**Goal**
Starting at the first line of the data, print each line verbatim up to and including the line bearing "subCategories.forEach((n, i) =>", omitting pictures.

***

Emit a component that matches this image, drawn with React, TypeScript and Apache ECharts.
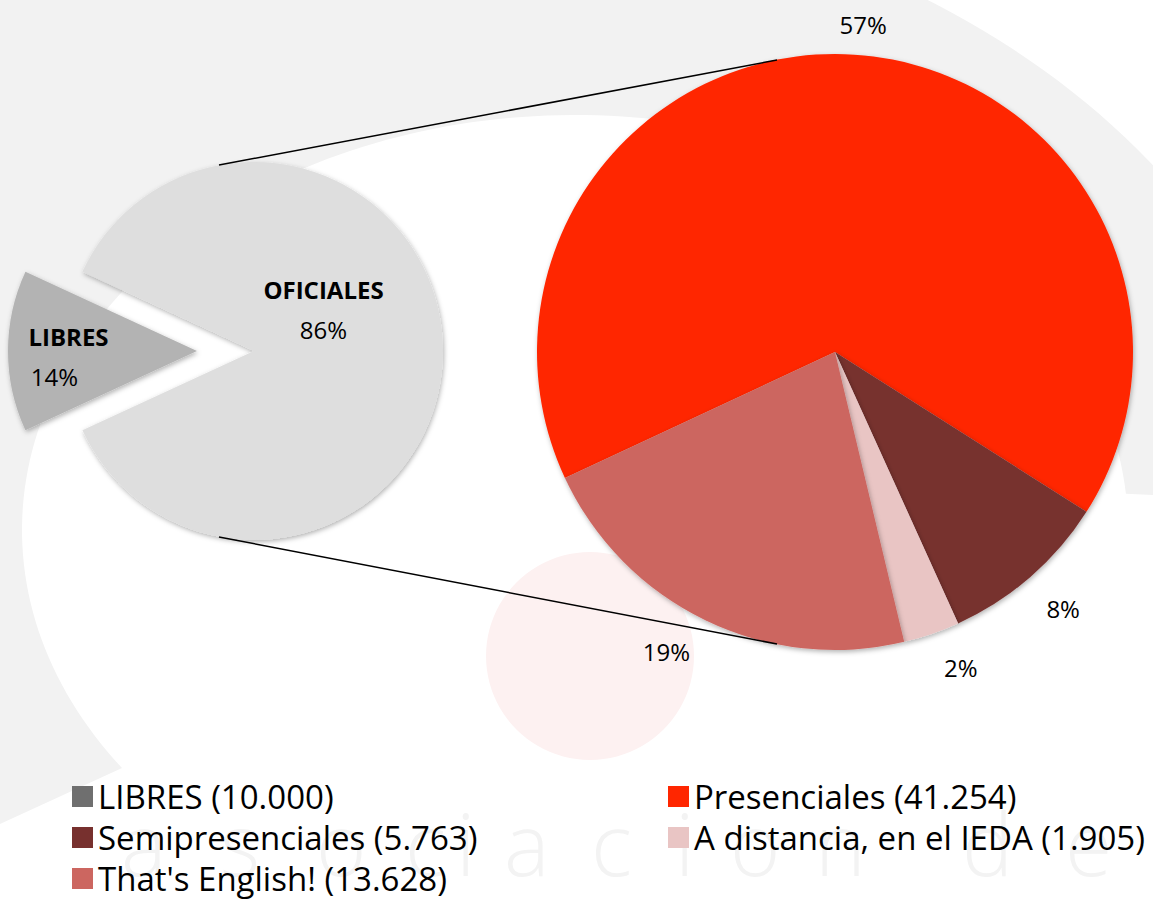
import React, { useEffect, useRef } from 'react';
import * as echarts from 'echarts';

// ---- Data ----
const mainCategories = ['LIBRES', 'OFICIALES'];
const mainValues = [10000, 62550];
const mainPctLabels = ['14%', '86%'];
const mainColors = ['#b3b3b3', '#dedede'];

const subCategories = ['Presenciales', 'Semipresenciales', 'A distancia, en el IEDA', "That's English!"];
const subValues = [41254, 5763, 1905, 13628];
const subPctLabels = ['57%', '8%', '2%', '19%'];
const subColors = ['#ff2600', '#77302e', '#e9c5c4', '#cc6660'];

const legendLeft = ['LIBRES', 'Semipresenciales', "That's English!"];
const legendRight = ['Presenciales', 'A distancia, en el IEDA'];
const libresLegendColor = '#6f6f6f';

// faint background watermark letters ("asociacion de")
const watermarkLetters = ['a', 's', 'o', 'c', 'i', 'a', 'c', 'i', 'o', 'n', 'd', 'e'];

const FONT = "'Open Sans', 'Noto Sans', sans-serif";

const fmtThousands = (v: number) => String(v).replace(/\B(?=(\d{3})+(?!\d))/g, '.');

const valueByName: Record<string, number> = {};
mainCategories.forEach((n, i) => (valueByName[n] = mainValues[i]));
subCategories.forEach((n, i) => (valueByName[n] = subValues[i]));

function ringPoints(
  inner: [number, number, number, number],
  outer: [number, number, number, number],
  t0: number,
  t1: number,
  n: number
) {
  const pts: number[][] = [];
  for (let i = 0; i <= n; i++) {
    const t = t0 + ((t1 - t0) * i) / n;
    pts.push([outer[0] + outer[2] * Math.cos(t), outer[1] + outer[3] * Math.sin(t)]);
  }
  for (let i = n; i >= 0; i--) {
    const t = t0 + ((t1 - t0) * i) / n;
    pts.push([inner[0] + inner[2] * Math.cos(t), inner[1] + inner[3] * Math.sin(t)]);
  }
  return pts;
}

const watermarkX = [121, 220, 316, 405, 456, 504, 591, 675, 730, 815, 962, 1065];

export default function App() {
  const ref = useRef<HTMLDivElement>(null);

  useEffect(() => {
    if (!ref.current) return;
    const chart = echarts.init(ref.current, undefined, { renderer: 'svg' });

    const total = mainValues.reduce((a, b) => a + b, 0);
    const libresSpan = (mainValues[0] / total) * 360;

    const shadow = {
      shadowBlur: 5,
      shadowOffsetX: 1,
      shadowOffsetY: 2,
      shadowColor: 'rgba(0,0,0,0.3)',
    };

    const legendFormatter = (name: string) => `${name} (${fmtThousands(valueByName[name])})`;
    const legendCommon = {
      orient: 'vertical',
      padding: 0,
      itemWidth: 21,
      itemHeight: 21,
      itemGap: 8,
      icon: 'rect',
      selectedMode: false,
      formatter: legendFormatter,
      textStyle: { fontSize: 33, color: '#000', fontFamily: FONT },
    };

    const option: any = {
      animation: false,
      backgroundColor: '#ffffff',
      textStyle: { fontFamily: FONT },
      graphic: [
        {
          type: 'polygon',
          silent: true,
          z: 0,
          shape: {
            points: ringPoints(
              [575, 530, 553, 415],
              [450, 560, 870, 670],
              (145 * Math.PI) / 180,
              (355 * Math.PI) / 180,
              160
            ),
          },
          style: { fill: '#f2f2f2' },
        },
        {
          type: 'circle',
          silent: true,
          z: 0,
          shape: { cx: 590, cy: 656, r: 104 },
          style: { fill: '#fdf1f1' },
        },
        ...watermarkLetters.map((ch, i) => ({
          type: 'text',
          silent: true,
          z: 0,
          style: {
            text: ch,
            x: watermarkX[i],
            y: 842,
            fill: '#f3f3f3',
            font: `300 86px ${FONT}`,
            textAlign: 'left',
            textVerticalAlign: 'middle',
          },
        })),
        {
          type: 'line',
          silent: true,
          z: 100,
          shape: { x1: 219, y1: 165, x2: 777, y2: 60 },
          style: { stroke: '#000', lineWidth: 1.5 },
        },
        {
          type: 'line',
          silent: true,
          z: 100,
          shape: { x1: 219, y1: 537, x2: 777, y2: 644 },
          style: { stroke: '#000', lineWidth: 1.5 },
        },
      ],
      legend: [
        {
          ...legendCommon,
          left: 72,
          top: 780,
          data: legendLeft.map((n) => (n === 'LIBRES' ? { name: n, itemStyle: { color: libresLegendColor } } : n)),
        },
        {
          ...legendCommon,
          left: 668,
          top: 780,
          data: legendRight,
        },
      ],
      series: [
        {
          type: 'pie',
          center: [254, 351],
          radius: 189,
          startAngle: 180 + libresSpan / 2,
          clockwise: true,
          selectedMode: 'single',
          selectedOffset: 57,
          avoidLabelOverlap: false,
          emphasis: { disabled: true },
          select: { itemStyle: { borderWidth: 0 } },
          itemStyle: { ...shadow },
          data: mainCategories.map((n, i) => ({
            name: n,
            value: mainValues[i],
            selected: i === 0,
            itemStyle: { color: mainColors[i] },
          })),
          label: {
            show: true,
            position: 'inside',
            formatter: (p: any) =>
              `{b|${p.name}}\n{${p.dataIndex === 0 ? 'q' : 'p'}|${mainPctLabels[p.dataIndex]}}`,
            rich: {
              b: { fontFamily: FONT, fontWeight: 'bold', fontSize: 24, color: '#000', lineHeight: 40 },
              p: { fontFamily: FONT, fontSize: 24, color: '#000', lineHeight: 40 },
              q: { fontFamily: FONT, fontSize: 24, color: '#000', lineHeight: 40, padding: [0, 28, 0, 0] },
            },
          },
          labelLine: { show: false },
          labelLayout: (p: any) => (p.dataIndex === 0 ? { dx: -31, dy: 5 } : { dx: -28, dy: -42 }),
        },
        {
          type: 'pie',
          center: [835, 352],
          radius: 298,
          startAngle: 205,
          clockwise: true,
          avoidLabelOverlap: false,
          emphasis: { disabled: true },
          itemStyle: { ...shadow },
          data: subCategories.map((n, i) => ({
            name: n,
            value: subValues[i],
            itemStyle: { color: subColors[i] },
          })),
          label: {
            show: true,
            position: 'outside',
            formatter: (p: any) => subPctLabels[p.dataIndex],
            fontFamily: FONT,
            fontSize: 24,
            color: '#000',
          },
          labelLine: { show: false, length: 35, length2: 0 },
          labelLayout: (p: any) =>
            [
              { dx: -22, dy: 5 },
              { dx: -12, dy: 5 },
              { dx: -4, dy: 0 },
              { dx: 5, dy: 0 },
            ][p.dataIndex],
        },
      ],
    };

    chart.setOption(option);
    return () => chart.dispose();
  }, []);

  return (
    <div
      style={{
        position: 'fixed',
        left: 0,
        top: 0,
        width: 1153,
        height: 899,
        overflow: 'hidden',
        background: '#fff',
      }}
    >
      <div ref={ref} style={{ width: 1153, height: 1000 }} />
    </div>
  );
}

***

**Answer to the task**
Emit a component that matches this image, drawn with React, TypeScript and Apache ECharts.
import React, { useEffect, useRef } from 'react';
import * as echarts from 'echarts';

// ---- Data ----
const mainCategories = ['LIBRES', 'OFICIALES'];
const mainValues = [10000, 62550];
const mainPctLabels = ['14%', '86%'];
const mainColors = ['#b3b3b3', '#dedede'];

const subCategories = ['Presenciales', 'Semipresenciales', 'A distancia, en el IEDA', "That's English!"];
const subValues = [41254, 5763, 1905, 13628];
const subPctLabels = ['57%', '8%', '2%', '19%'];
const subColors = ['#ff2600', '#77302e', '#e9c5c4', '#cc6660'];

const legendLeft = ['LIBRES', 'Semipresenciales', "That's English!"];
const legendRight = ['Presenciales', 'A distancia, en el IEDA'];
const libresLegendColor = '#6f6f6f';

// faint background watermark letters ("asociacion de")
const watermarkLetters = ['a', 's', 'o', 'c', 'i', 'a', 'c', 'i', 'o', 'n', 'd', 'e'];

const FONT = "'Open Sans', 'Noto Sans', sans-serif";

const fmtThousands = (v: number) => String(v).replace(/\B(?=(\d{3})+(?!\d))/g, '.');

const valueByName: Record<string, number> = {};
mainCategories.forEach((n, i) => (valueByName[n] = mainValues[i]));
subCategories.forEach((n, i) => (valueByName[n] = subValues[i]));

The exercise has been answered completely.